Annual Ghost Village Road Event a No-Go This Halloween
Every Halloween since 1996, the year after Montecito Journal’s first issue hit local newsstands, Coast Village Road has turned into “Ghost Village Road.” The annual event typically drew upwards of 1,000 parading trick-or-treaters along Coast Village Road, where local shop owners, restaurateurs, and hoteliers would hand out candy and in some cases create pop-up haunted houses for the little ones.
Not even the tragic Thomas Fire and mudslides two years ago could stop the tradition. But this year, for the first time in a quarter-century, thanks to nothing less than a global pandemic, the event has been cancelled. According to a notice put out last week by the Coast Village Association (CVA), while local merchants will be very much celebrating the holiday in spirit, the necessity of safe social-distancing requires the unfortunate hiatus.
According to MJ founder James Buckley, the term “Ghost Village Road” is actually something of an inside joke, given that 25 years ago, Coast Village Road was hardly the bustling commercial district with constantly backed-up traffic that you see today.
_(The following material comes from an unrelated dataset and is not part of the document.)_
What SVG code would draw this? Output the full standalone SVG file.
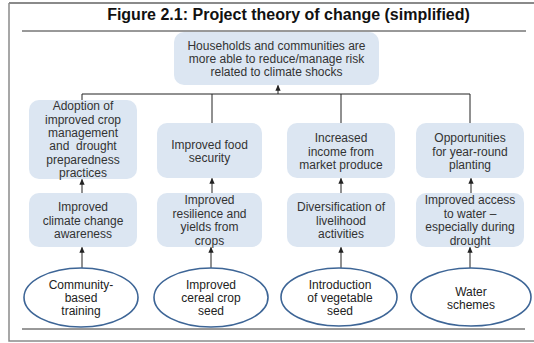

“I’m pretty sure I gave this event its name when we started it the first year,” Buckley said. “The term comes from the fact that back then, Santa Barbara and particularly Montecito were still sleepy outposts of Los Angeles, and Coast Village Road had no business going on, and so people called it Ghost Village Road.”
The idea for a Halloween parade came about as a way to try to lively up the eerily desolate commercial landscape each autumn. “Merchants started responding right away, including all the realtors, but in particular the stores and restaurants,” Buckley said, adding that, for the first few years, at least 50 percent or more of the kids who participated in the event were from Montecito, whereas in later years it began to draw trick-or-treaters from much further afield.
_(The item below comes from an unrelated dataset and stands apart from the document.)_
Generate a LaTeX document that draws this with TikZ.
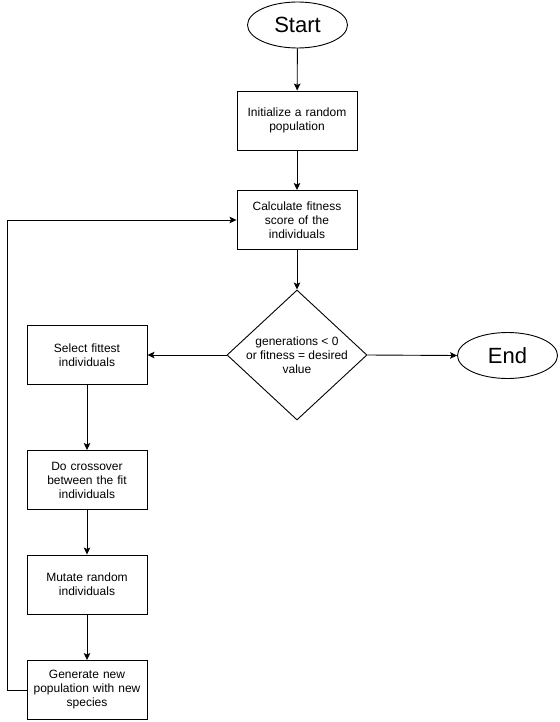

In the beginning, said Buckley, there was no police presence at all, with the only security and crosswalk assistance being provided by CVA volunteers. “Finally the police came on board because it would get dark and was dangerous for kids to cross the street, because we didn’t have the constant traffic jam-up at that time.”
Along with the annual Fourth of July parade, Buckley says, the original Ghost Village Road event only advertised in the Journal. “That was the only publicity it got,” he said. “It really kicked us off as a paper, because people had no idea we were so widely read,” he recalled. “But when one thousand kids showed up, people started to realize.”
CVA and its merchant members, meanwhile, would like all of Montecito’s ghosts and ghouls to know that they’ll still be here next year, and with twice the candy. And remember, you read it here first!